**Direction:**
Print the records below exactly, from the line containing "Write a web" down to the line containing "const chart = echarts.init(document.getElementById('chart'));", both lines included, and omit every picture.

**Records to use:**

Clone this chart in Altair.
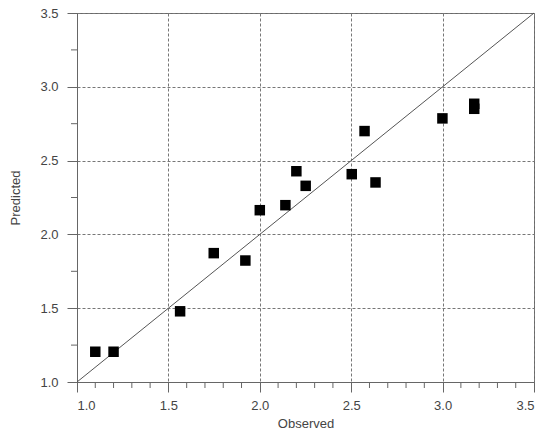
import altair as alt
import pandas as pd

observed = [1.10, 1.20, 1.564, 1.748, 1.921, 2.00, 2.14, 2.20, 2.251, 2.503, 2.573, 2.633, 2.999, 3.173, 3.173]
predicted = [1.205, 1.205, 1.479, 1.873, 1.823, 2.164, 2.198, 2.428, 2.329, 2.408, 2.700, 2.352, 2.786, 2.885, 2.851]

major_ticks = [1.0, 1.5, 2.0, 2.5, 3.0, 3.5]
x_minor = [1.1, 1.2, 1.3, 1.4, 1.6, 1.7, 1.8, 1.9, 2.1, 2.2, 2.3, 2.4,
           2.6, 2.7, 2.8, 2.9, 3.1, 3.2, 3.3, 3.4]
y_minor = [1.25, 1.75, 2.25, 2.75, 3.25]
identity = [1.0, 3.5]

W, H = 457, 369
GRAY = "#666666"

pts = pd.DataFrame({"Observed": observed, "Predicted": predicted})
line_df = pd.DataFrame({"Observed": identity, "Predicted": identity})
xm = pd.DataFrame({"v": x_minor})
ym = pd.DataFrame({"v": y_minor})

xscale = alt.Scale(domain=[1.0, 3.5], nice=False, zero=False)
yscale = alt.Scale(domain=[1.0, 3.5], nice=False, zero=False)

xaxis = alt.Axis(values=major_ticks, format=".1f", title="Observed", grid=True)
yaxis = alt.Axis(values=major_ticks, format=".1f", title="Predicted", grid=True)

line = alt.Chart(line_df).mark_line(color="#555555", strokeWidth=1).encode(
    x=alt.X("Observed:Q", scale=xscale, axis=xaxis),
    y=alt.Y("Predicted:Q", scale=yscale, axis=yaxis),
)

points = alt.Chart(pts).mark_square(size=110, color="black", opacity=1).encode(
    x=alt.X("Observed:Q", scale=xscale),
    y=alt.Y("Predicted:Q", scale=yscale),
)

xminor = alt.Chart(xm).mark_rule(color=GRAY, strokeWidth=1).encode(
    x=alt.X("v:Q", scale=xscale),
    y=alt.value(H),
    y2=alt.value(H + 6),
)

yminor = alt.Chart(ym).mark_rule(color=GRAY, strokeWidth=1).encode(
    y=alt.Y("v:Q", scale=yscale),
    x=alt.value(0),
    x2=alt.value(-6),
)

chart = alt.layer(line, xminor, yminor, points).properties(
    width=W,
    height=H,
    autosize=alt.AutoSizeParams(type="none"),
    padding={"left": 69, "top": 5, "right": 8, "bottom": 50},
).configure_view(
    stroke=GRAY, strokeWidth=1
).configure_axis(
    gridColor="#777777",
    gridDash=[3, 2],
    gridOpacity=1,
    gridWidth=1,
    domainColor=GRAY,
    tickColor=GRAY,
    tickSize=10,
    labelFont="Liberation Sans",
    labelFontSize=13,
    labelColor="#444444",
    titleFont="Liberation Sans",
    titleFontSize=13,
    titleFontWeight="normal",
    titleColor="#444444",
).configure_axisX(
    labelPadding=7,
    titlePadding=5,
).configure_axisY(
    labelPadding=9,
    titlePadding=17,
)

chart.save("out.html", embed_options={"renderer": "svg", "actions": False})
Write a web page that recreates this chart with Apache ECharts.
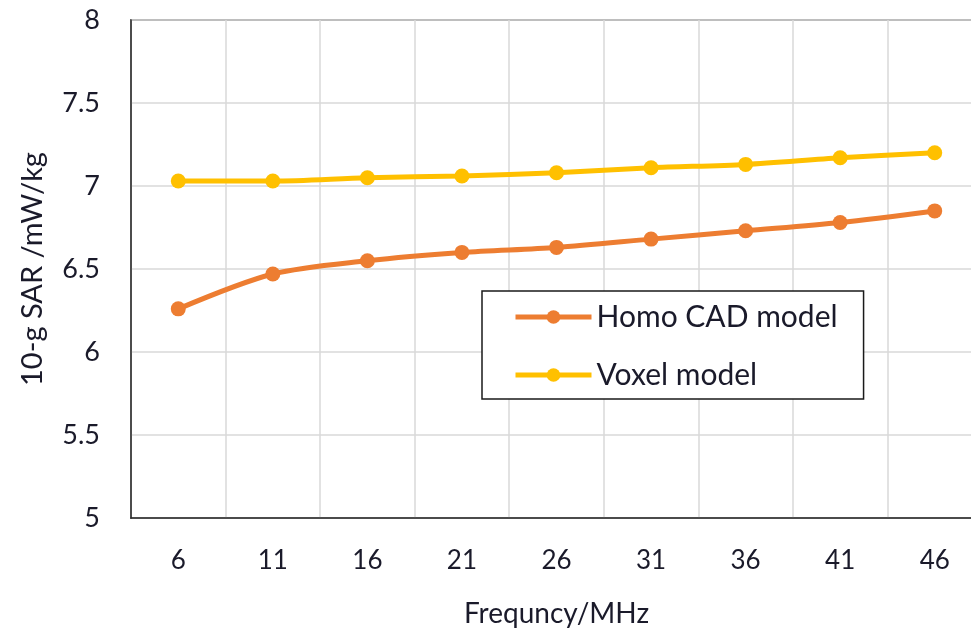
<!DOCTYPE html>
<html>
<head>
<meta charset="utf-8">
<script src="https://cdn.jsdelivr.net/npm/echarts@6/dist/echarts.min.js"></script>
<style>
  html, body { margin: 0; padding: 0; background: #fff; overflow: hidden; }
  #chart { width: 971px; height: 628px; }
</style>
</head>
<body>
<div id="chart"></div>
<script>
// Frequency points (MHz)
const frequencies = ['6', '11', '16', '21', '26', '31', '36', '41', '46'];
// 10-g SAR values (mW/kg)
const homoCad = [6.26, 6.47, 6.55, 6.60, 6.63, 6.68, 6.73, 6.78, 6.85];
const voxel = [7.03, 7.03, 7.05, 7.06, 7.08, 7.11, 7.13, 7.17, 7.20];
const seriesNames = ['Homo CAD model', 'Voxel model'];
const seriesColors = ['#ED7D31', '#FFC000'];

const FONT = 'Lato';
const TEXT = '#1a1a2a';
const chart = echarts.init(document.getElementById('chart'));

chart.setOption({
  animation: false,
  textStyle: { fontFamily: FONT },
  // plot frame runs slightly past the right edge of the canvas
  grid: {
    left: 131, top: 20, width: 851, height: 498,
    outerBoundsMode: 'none', containLabel: false,
    show: true, borderColor: '#404040', borderWidth: 1.5
  },
  legend: {
    orient: 'vertical',
    left: 482, top: 291,
    data: seriesNames,
    itemWidth: 76, itemHeight: 17, itemGap: 22,
    padding: [8, 26, 6, 31],
    borderColor: '#1a1a1a', borderWidth: 1.5,
    backgroundColor: '#fff',
    lineStyle: { width: 5 },
    textStyle: { fontFamily: FONT, fontSize: 30, color: TEXT, lineHeight: 36 }
  },
  xAxis: {
    type: 'category',
    data: frequencies,
    boundaryGap: true,
    name: 'Frequncy/MHz',
    nameLocation: 'middle',
    nameGap: 82,
    nameTextStyle: { fontFamily: FONT, fontSize: 28, color: TEXT },
    axisLine: { lineStyle: { color: '#262626', width: 1.5 } },
    axisTick: { show: false },
    axisLabel: { fontFamily: FONT, fontSize: 26, color: TEXT, margin: 30 },
    splitLine: { show: true, lineStyle: { color: '#d9d9d9', width: 1.5 } }
  },
  yAxis: {
    type: 'value',
    min: 5, max: 8, interval: 0.5,
    name: '10-g SAR /mW/kg',
    nameLocation: 'middle',
    nameGap: 84,
    nameTextStyle: { fontFamily: FONT, fontSize: 29, color: TEXT },
    axisLine: { show: true, lineStyle: { color: '#262626', width: 1.5 } },
    axisTick: { show: false },
    axisLabel: { fontFamily: FONT, fontSize: 27, color: TEXT, margin: 31 },
    splitLine: { show: true, lineStyle: { color: '#d9d9d9', width: 1.5 } }
  },
  series: [
    {
      name: seriesNames[0], type: 'line', data: homoCad,
      smooth: 0.3, symbol: 'circle', symbolSize: 15,
      lineStyle: { color: seriesColors[0], width: 5 },
      itemStyle: { color: seriesColors[0] }
    },
    {
      name: seriesNames[1], type: 'line', data: voxel,
      smooth: 0.3, symbol: 'circle', symbolSize: 15,
      lineStyle: { color: seriesColors[1], width: 5 },
      itemStyle: { color: seriesColors[1] }
    }
  ]
});
</script>
</body>
</html>
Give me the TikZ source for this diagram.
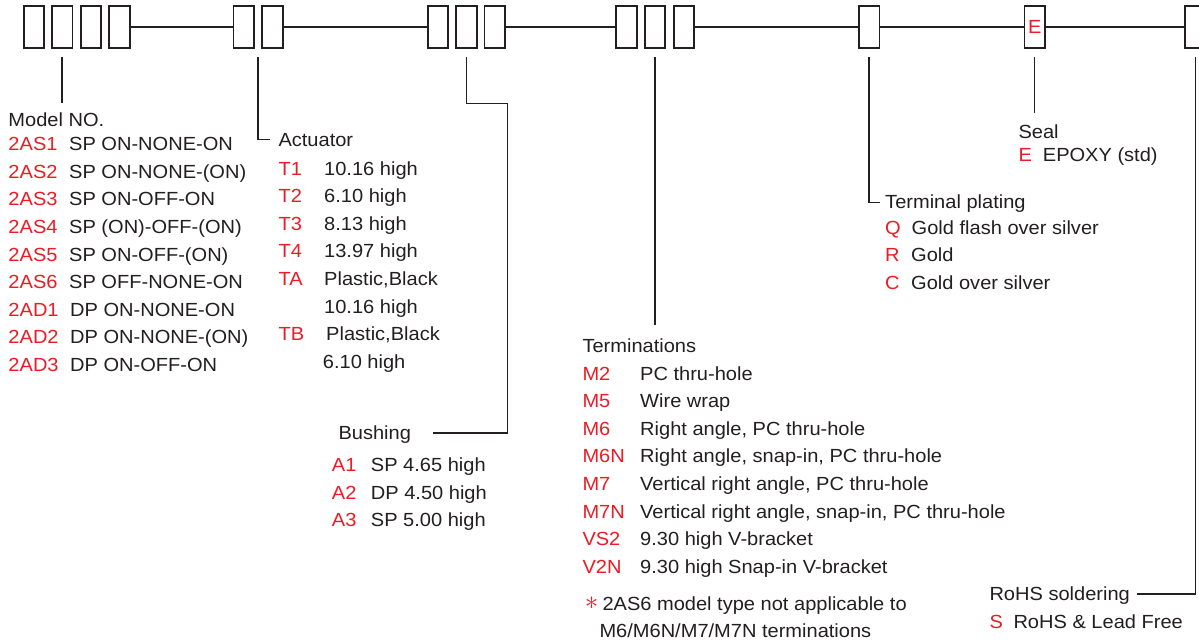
\documentclass[tikz,border=0pt]{standalone}
\usepackage{fontspec}
\usepackage{graphicx}
\setmainfont{Liberation Sans}[FakeStretch=1.055]
\usetikzlibrary{calc}
\definecolor{cred}{RGB}{237,28,36}
\definecolor{cblk}{RGB}{35,31,32}
\begin{document}
\begin{tikzpicture}[x=1pt,y=-1pt,
  box/.style={draw=cblk, line width=1.9pt, minimum width=20.5pt, minimum height=42.2pt, inner sep=0pt, outer sep=0pt},
  trunk/.style={draw=cblk, line width=1.8pt},
  conn/.style={draw=cblk, line width=1.5pt},
  txt/.style={anchor=base west, inner sep=0pt, text=cblk, font=\fontsize{19}{22}\selectfont},
  code/.style={txt, text=cred}]
\clip (0,0) rectangle (1199,640);
\fill[white] (0,0) rectangle (1199,640);
% boxes
\node[box] (b1a) at (33.8,27) {};
\node[box] (b1b) at (62.2,27) {};
\node[box] (b1c) at (90.8,27) {};
\node[box] (b1d) at (119.5,27) {};
\node[box] (b2a) at (243.7,27) {};
\node[box] (b2b) at (272.4,27) {};
\node[box] (b3a) at (438.1,27) {};
\node[box] (b3b) at (466.4,27) {};
\node[box] (b3c) at (494.7,27) {};
\node[box] (b4a) at (626.5,27) {};
\node[box] (b4b) at (655.1,27) {};
\node[box] (b4c) at (683.8,27) {};
\node[box] (b5) at (869.2,27) {};
\node[box, text=cred, font=\fontsize{19}{22}\selectfont] (b6) at (1034.7,27) {E};
\node[box] (b7) at (1195.3,27) {};
% trunk
\draw[trunk] (b1d.east) -- (b2a.west);
\draw[trunk] (b2b.east) -- (b3a.west);
\draw[trunk] (b3c.east) -- (b4a.west);
\draw[trunk] (b4c.east) -- (b5.west);
\draw[trunk] (b5.east) -- (b6.west);
\draw[trunk] (b6.east) -- (b7.west);

% Model NO.
\node[txt] (modelh) at (8.3,126.7) {Model NO.};
\foreach \c/\d [count=\i from 0] in {2AS1/SP ON-NONE-ON, 2AS2/SP ON-NONE-(ON), 2AS3/SP ON-OFF-ON, 2AS4/SP (ON)-OFF-(ON), 2AS5/SP ON-OFF-(ON), 2AS6/SP OFF-NONE-ON}{
  \node[code] (mc\i) at (8.3,150.7+27.6*\i) {\c};
  \node[txt] (md\i) at (69,150.7+27.6*\i) {\d};
}
\foreach \c/\d [count=\i from 6] in {2AD1/DP ON-NONE-ON, 2AD2/DP ON-NONE-(ON), 2AD3/DP ON-OFF-ON}{
  \node[code] (mc\i) at (8.3,150.7+27.6*\i) {\c};
  \node[txt] (md\i) at (70,150.7+27.6*\i) {\d};
}
\draw[conn] ($(b1b.south)+(0,9.3)$) -- ++(0,45.7);

% Actuator
\node[txt] (acth) at (278.3,146.7) {Actuator};
\node[code] (ac1) at (278.3,175) {T1};
\node[txt] (ad1) at (324,175) {10.16 high};
\node[code] (ac2) at (278.3,202.6) {T2};
\node[txt] (ad2) at (324,202.6) {6.10 high};
\node[code] (ac3) at (278.3,230.2) {T3};
\node[txt] (ad3) at (324,230.2) {8.13 high};
\node[code] (ac4) at (278.3,257.8) {T4};
\node[txt] (ad4) at (324,257.8) {13.97 high};
\node[code] (ac5) at (278.3,285.4) {TA};
\node[txt] (ad5) at (324,285.4) {Plastic,Black};
\node[txt] (ad5b) at (324,313) {10.16 high};
\node[code] (ac6) at (278.3,340.6) {TB};
\node[txt] (ad6) at (326,340.6) {Plastic,Black};
\node[txt] (ad6b) at (322.7,368.2) {6.10 high};
\coordinate (actTop) at ($(b2a.south east)!0.5!(b2b.south west)+(0,9.3)$);
\draw[conn] (actTop) |- ($(acth.west)+(-8,-1)$);

% Bushing
\node[txt] (bush) at (338.3,439.3) {Bushing};
\node[code] (bc1) at (331.7,471.7) {A1};
\node[txt] (bd1) at (370.7,471.7) {SP 4.65 high};
\node[code] (bc2) at (331.7,499.3) {A2};
\node[txt] (bd2) at (370.7,499.3) {DP 4.50 high};
\node[code] (bc3) at (331.7,526.7) {A3};
\node[txt] (bd3) at (370.7,526.7) {SP 5.00 high};
\coordinate (bushA) at (507.7,103.3);
\coordinate (bushB) at (433,433);
\draw[conn] ($(b3b.south)+(0,9.3)$) |- (bushA) |- (bushB);

% Terminations
\node[txt] (termh) at (582.3,352.7) {Terminations};
\foreach \c/\d [count=\i from 0] in {M2/PC thru-hole, M5/Wire wrap, M6/{Right angle, PC thru-hole}, M6N/{Right angle, snap-in, PC thru-hole}, M7/{Vertical right angle, PC thru-hole}, M7N/{Vertical right angle, snap-in, PC thru-hole}, VS2/9.30 high V-bracket, V2N/9.30 high Snap-in V-bracket}{
  \node[code] (tc\i) at (582.3,380+27.6*\i) {\c};
  \node[txt] (td\i) at (640,380+27.6*\i) {\d};
}
\node[inner sep=0pt, text=cred, font=\fontsize{10}{10}\selectfont] (star) at (591.7,603.5) {\scalebox{2.7}{$\ast$}};
\node[txt] (note1) at (602.3,610) {2AS6 model type not applicable to};
\node[txt] (note2) at (599.3,637.3) {M6/M6N/M7/M7N terminations};
\draw[conn] ($(b4b.south)+(0,9.3)$) -- ($(b4b.south |- termh.north)+(0,-14)$);

% Terminal plating
\node[txt] (tph) at (885,208.3) {Terminal plating};
\node[code] (pc1) at (885,234.3) {Q};
\node[txt] (pd1) at (911.5,234.3) {Gold flash over silver};
\node[code] (pc2) at (885,261.7) {R};
\node[txt] (pd2) at (911,261.7) {Gold};
\node[code] (pc3) at (885,289.3) {C};
\node[txt] (pd3) at (911,289.3) {Gold over silver};
\draw[conn] ($(b5.south)+(0,9.3)$) |- ($(tph.west)+(-5,-1)$);

% Seal
\node[txt] (sealh) at (1018.3,138.3) {Seal};
\node[code] (sc1) at (1018.3,161) {E};
\node[txt] (sd1) at (1042.7,161) {EPOXY (std)};
\draw[conn] ($(b6.south)+(0,9.3)$) -- ++(0,55.7);

% RoHS
\node[txt] (rohsh) at (989.3,600.7) {RoHS soldering};
\node[code] (rc1) at (989.3,628.3) {S};
\node[txt] (rd1) at (1013.3,628.3) {RoHS \& Lead Free};
\coordinate (rohsEnd) at (1137,594);
\draw[conn] ($(b7.south)+(0,9.3)$) |- (rohsEnd);
\end{tikzpicture}
\end{document}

**Result:**
Write a web page that recreates this chart with Apache ECharts.
<!DOCTYPE html>
<html>
<head>
<meta charset="utf-8">
<script src="https://cdn.jsdelivr.net/npm/echarts@6/dist/echarts.min.js"></script>
<style>
  html, body { margin: 0; padding: 0; background: #fff; overflow: hidden; }
  #chart { width: 971px; height: 628px; }
</style>
</head>
<body>
<div id="chart"></div>
<script>
// Frequency points (MHz)
const frequencies = ['6', '11', '16', '21', '26', '31', '36', '41', '46'];
// 10-g SAR values (mW/kg)
const homoCad = [6.26, 6.47, 6.55, 6.60, 6.63, 6.68, 6.73, 6.78, 6.85];
const voxel = [7.03, 7.03, 7.05, 7.06, 7.08, 7.11, 7.13, 7.17, 7.20];
const seriesNames = ['Homo CAD model', 'Voxel model'];
const seriesColors = ['#ED7D31', '#FFC000'];

const FONT = 'Lato';
const TEXT = '#1a1a2a';
const chart = echarts.init(document.getElementById('chart'));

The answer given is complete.